1. ## Trig identity

I have partially solved a question.

Prove that:

(sin x)^2 - (sin y)^2 = (sin x cos y)^2 - (cos x sin y)^2

2. Originally Posted by Stuck Man
I have partially solved a question.

Prove that:

(sin x)^2 - (sin y)^2 = (sin x cos y)^2 - (cos x sin y)^2
$(\sin x)^2 - (\sin y)^2 = (\sin x \cos y)^2 - (\cos x \sin y)^2$

$\sin^2 x - \sin^2 y = \sin^2 x \cos^2 y - \cos^2 x \sin^2 y$

$\sin^2 x - \sin^2 y = (1-cos^2 x)\cos^2 y - \cos^2 x (1-\cos^2 y)$

$\sin^2 x - \sin^2 y = \cos^2 y-cos^2 x\cos^2 y - \cos^2 x + \cos^2 x\cos^2 y$

$\sin^2 x - \sin^2 y = \cos^2 y - \cos^2 x$

$\sin^2 x - \sin^2 y = 1-\sin^2 y -(1- \sin^2 x)$

$\sin^2 x - \sin^2 y = 1-\sin^2 y -1+\sin^2 x$

$\sin^2 x - \sin^2 y = \sin^2 x-\sin^2 y$

3. Thanks. I didn't know the formula used twice by the first line. Is there a standard formula for that?

4. Originally Posted by Stuck Man
Thanks. I didn't know the formula used twice by the first line. Is there a standard formula for that?
$\sin^2 x + \cos^2 x = 1$

5. I don't know what that has to do with it. I meant is the a formula for (sin x cos y)^2 = (sin x)^2 (cos y)^2?

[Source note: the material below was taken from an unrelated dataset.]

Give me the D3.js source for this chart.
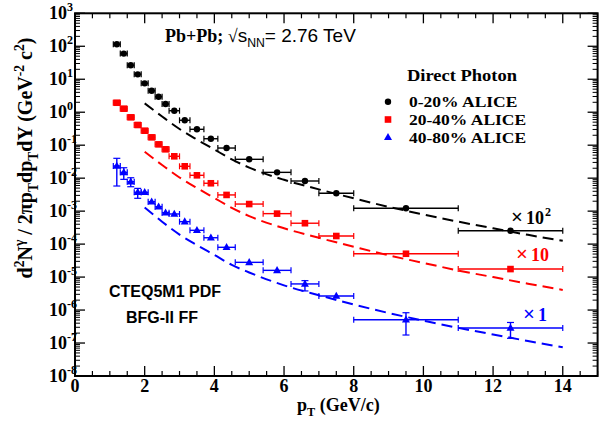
<!DOCTYPE html>
<html><head><meta charset="utf-8">
<script src="https://cdn.jsdelivr.net/npm/d3@7"></script>
<style>
body{margin:0;background:#fff}
text{font-family:"Liberation Serif","Times New Roman",serif;font-weight:bold}
</style>
</head><body>
<svg id="c" width="603" height="423"></svg>
<script>
// ---- data ----
const pT     = [1.2,1.4,1.6,1.8,2.0,2.2,2.4,2.6,2.85,3.15,3.5,3.9,4.35,5.0,5.8,6.6,7.5,9.5,12.5];
const binLo  = [1.1,1.3,1.5,1.7,1.9,2.1,2.3,2.5,2.7,3.0,3.3,3.7,4.1,4.6,5.4,6.2,7.0,8.0,11.0];
const binHi  = [1.3,1.5,1.7,1.9,2.1,2.3,2.5,2.7,3.0,3.3,3.7,4.1,4.6,5.4,6.2,7.0,8.0,11.0,14.0];
const c0_20  = [115,60,26.5,14.1,7.5,4.5,2.95,1.77,1.11,0.57,0.303,0.157,0.082,0.0373,0.0150,0.0082,0.00347,0.00122,0.000255];
const c20_40 = [1.94,1.28,0.70,0.41,0.275,0.173,0.106,0.075,0.046,0.0229,0.0122,0.0070,0.0031,0.00164,0.00084,0.00043,0.000176,0.000051,0.0000175];
const c40_80 = [0.0234,0.0150,0.0078,0.00372,0.00372,0.00193,0.00136,0.000895,0.00082,0.00048,0.000262,0.000156,0.000080,0.000028,0.000016,0.0000062,0.00000267,0.00000051,0.000000285];
const c40_80Hi = [0.040,0.0207,0.0103,0.0049,null,null,null,null,null,null,null,null,null,null,null,0.0000078,null,0.00000083,0.00000042];
const c40_80Lo = [0.00578,0.0092,0.0055,0.00245,null,null,null,null,null,null,null,null,null,null,null,0.0000038,null,0.000000175,0.000000139];

const thPT   = [2,2.5,3,3.5,4,4.5,5,6,7,8,9,10,11,12,13,14];
const th0_20 = [1.86,0.741,0.309,0.148,0.0741,0.0372,0.0209,0.00891,0.00457,0.00245,0.00135,0.000794,0.000479,0.000302,0.000191,0.000126];
const th20_40= [0.0631,0.0251,0.01047,0.00501,0.00251,0.00126,0.000708,0.000302,0.000155,0.0000832,0.0000457,0.0000269,0.0000158,0.0000100,0.00000631,0.00000407];
const th40_80= [0.00129,0.000479,0.000195,0.0000933,0.0000468,0.0000234,0.0000138,0.00000562,0.00000282,0.00000148,0.000000813,0.000000479,0.000000288,0.000000182,0.000000115,0.0000000741];

const xMajor = [0,2,4,6,8,10,12,14];
const yExp   = [-8,-7,-6,-5,-4,-3,-2,-1,0,1,2,3];
const legendLabels = ["0-20% ALICE","20-40% ALICE","40-80% ALICE"];
const colors = ["#000000","#ff0000","#0000ff"];
const scaleLabels = [["×","10","2"],["×","10",null],["×","1",null]];

// ---- scales ----
const svg = d3.select("#c");
const x = d3.scaleLinear().domain([0,15]).range([75,597.6]);
const y = d3.scaleLog().domain([1e-8,1e3]).range([376,13.3]);

function rich(sel, parts, S){
  let off=0;
  parts.forEach(p=>{
    const [s,t,st]=p;
    const target = t==='sup'? -0.42*S : t==='sub'? 0.3*S : 0;
    const ts = sel.append('tspan').text(s).attr('dy', target-off);
    if(t!=='n') ts.attr('font-size', 0.68*S);
    if(st) for(const k in st) ts.attr(k, st[k]);
    off = target;
  });
}

// ---- frame & ticks ----
const g = svg.append('g');
const x0=x(0), x1=x(15), yT=y(1e3), yB=y(1e-8);
const xMinor = d3.range(0,15.01,0.5).filter(v=>v%2!==0);
g.selectAll('.xM').data(xMajor).join('line')
  .attr('x1',d=>x(d)).attr('x2',d=>x(d)).attr('y1',yB).attr('y2',yB-10).attr('stroke','#000').attr('stroke-width',1.3);
g.selectAll('.xMt').data(xMajor).join('line')
  .attr('x1',d=>x(d)).attr('x2',d=>x(d)).attr('y1',yT).attr('y2',yT+10).attr('stroke','#000').attr('stroke-width',1.3);
g.selectAll('.xm').data(xMinor).join('line')
  .attr('x1',d=>x(d)).attr('x2',d=>x(d)).attr('y1',yB).attr('y2',yB-5).attr('stroke','#000').attr('stroke-width',1.2);
g.selectAll('.xmt').data(xMinor).join('line')
  .attr('x1',d=>x(d)).attr('x2',d=>x(d)).attr('y1',yT).attr('y2',yT+5).attr('stroke','#000').attr('stroke-width',1.2);
const yMaj = yExp.map(e=>Math.pow(10,e));
const yMin = [];
yExp.slice(0,-1).forEach(e=>{ for(let k=2;k<=9;k++) yMin.push(k*Math.pow(10,e)); });
[[x0,1],[x1,-1]].forEach(([xx,s])=>{
  g.append('g').selectAll('line').data(yMaj).join('line')
    .attr('x1',xx).attr('x2',xx+s*10).attr('y1',d=>y(d)).attr('y2',d=>y(d)).attr('stroke','#000').attr('stroke-width',1.3);
  g.append('g').selectAll('line').data(yMin).join('line')
    .attr('x1',xx).attr('x2',xx+s*5).attr('y1',d=>y(d)).attr('y2',d=>y(d)).attr('stroke','#000').attr('stroke-width',1);
});
g.append('rect').attr('x',x0).attr('y',yT).attr('width',x1-x0).attr('height',yB-yT)
  .attr('fill','none').attr('stroke','#000').attr('stroke-width',2);

// tick labels
g.selectAll('.xl').data(xMajor).join('text')
  .attr('x',d=>x(d)).attr('y',392).attr('text-anchor','middle').attr('font-size',18).text(d=>d);
yExp.forEach(e=>{
  const t = g.append('text').attr('x',49).attr('y',y(Math.pow(10,e))+6).attr('font-size',18);
  t.append('tspan').text('10');
  t.append('tspan').text(e).attr('font-size',12).attr('dy',-8);
});

// axis titles
const xt = g.append('text').attr('x',297).attr('y',411).attr('font-size',18);
rich(xt,[['p','n'],['T','sub'],[' (GeV/c)','n']],18);
const yt = g.append('text').attr('transform','translate(32,158) rotate(-90)').attr('text-anchor','middle').attr('font-size',20);
rich(yt,[['d','n'],['2','sup'],['N','n'],['γ','sup'],[' / 2π','n'],['p','n'],['T','sub'],['dp','n'],['T','sub'],['dY (GeV','n'],['-2','sup'],[' c','n'],['2','sup'],[')','n']],20);

// ---- theory curves ----
const line = d3.line().x(d=>x(d[0])).y(d=>y(d[1])).curve(d3.curveMonotoneX);
[th0_20,th20_40,th40_80].forEach((arr,i)=>{
  g.append('path').attr('d',line(thPT.map((p,j)=>[p,arr[j]])))
   .attr('fill','none').attr('stroke',colors[i]).attr('stroke-width',2).attr('stroke-dasharray','11,6');
});

// ---- data points ----
const series=[c0_20,c20_40,c40_80];
series.forEach((arr,i)=>{
  const col=colors[i];
  const sg=g.append('g');
  arr.forEach((v,j)=>{
    const cx=x(pT[j]), cy=y(v);
    sg.append('line').attr('x1',x(binLo[j])).attr('x2',x(binHi[j])).attr('y1',cy).attr('y2',cy).attr('stroke',col).attr('stroke-width',1.4);
    [binLo[j],binHi[j]].forEach(b=>sg.append('line').attr('x1',x(b)).attr('x2',x(b)).attr('y1',cy-3).attr('y2',cy+3).attr('stroke',col).attr('stroke-width',1.2));
    if(i===2 && c40_80Hi[j]!==null){
      const yh=y(c40_80Hi[j]), yl=y(c40_80Lo[j]);
      sg.append('line').attr('x1',cx).attr('x2',cx).attr('y1',yh).attr('y2',yl).attr('stroke',col).attr('stroke-width',1.4);
      [yh,yl].forEach(yy=>sg.append('line').attr('x1',cx-3.5).attr('x2',cx+3.5).attr('y1',yy).attr('y2',yy).attr('stroke',col).attr('stroke-width',1.2));
    }
  });
});
function marker(sel,i,cx,cy){
  if(i===0) sel.append('circle').attr('cx',cx).attr('cy',cy).attr('r',3.2).attr('fill',colors[0]);
  else if(i===1) sel.append('rect').attr('x',cx-3.3).attr('y',cy-3.3).attr('width',6.6).attr('height',6.6).attr('fill',colors[1]);
  else sel.append('path').attr('d',`M${cx},${cy-4.3}L${cx+4},${cy+2.8}L${cx-4},${cy+2.8}Z`).attr('fill',colors[2]);
}
series.forEach((arr,i)=>{ arr.forEach((v,j)=>marker(g,i,x(pT[j]),y(v))); });

// ---- texts ----
const ttl = g.append('text').attr('x',165).attr('y',42).attr('font-size',18);
const sans = 'Liberation Sans, Arial, sans-serif';
rich(ttl,[['Pb+Pb; ','n'],['√','n',{'font-weight':'normal'}],['s','n',{'font-family':sans,'font-weight':'normal','font-size':19}],
  ['NN','sub',{'font-family':sans,'font-weight':'normal'}],
  ['= 2.76 TeV','n',{'font-family':sans,'font-weight':'normal','font-size':19}]],18);

g.append('text').attr('x',407).attr('y',81).attr('font-size',17)
  .attr('textLength',110).attr('lengthAdjust','spacingAndGlyphs').text('Direct Photon');
legendLabels.forEach((l,i)=>{
  const yy=101.7+i*17.8;
  marker(g,i,388,yy);
  const t = g.append('text').attr('x',409).attr('y',yy+5.5).attr('font-size',15).text(l);
  const w = t.node().getComputedTextLength();
  t.attr('textLength', w*17.5/15).attr('lengthAdjust','spacingAndGlyphs');
});

// scale-factor annotations (separate text pieces, no overlap)
const sl=[[512,224],[517,261],[524,321]];
scaleLabels.forEach((s,i)=>{
  const [ax,ay]=sl[i];
  g.append('text').attr('x',ax-1).attr('y',ay).attr('font-size',21).attr('font-weight','normal').attr('fill',colors[i]).text(s[0]);
  g.append('text').attr('x',ax+14).attr('y',ay).attr('font-size',18).attr('fill',colors[i]).text(s[1]);
  if(s[2]) g.append('text').attr('x',ax+33).attr('y',ay-8).attr('font-size',12).attr('fill',colors[i]).text(s[2]);
});

g.append('text').attr('x',165).attr('y',297).attr('text-anchor','middle').attr('font-size',16)
  .style('font-family',sans).text('CTEQ5M1 PDF');
g.append('text').attr('x',162).attr('y',322.5).attr('text-anchor','middle').attr('font-size',16)
  .style('font-family',sans).text('BFG-II FF');
</script>
</body></html>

6. Originally Posted by Stuck Man
I don't know what that has to do with it. I meant is the a formula for (sin x cos y)^2 = (sin x)^2 (cos y)^2?
It is not a formula.
Its one of the exponents' laws.
$(ab)^c=a^c \;\ b^c$

7. Thanks.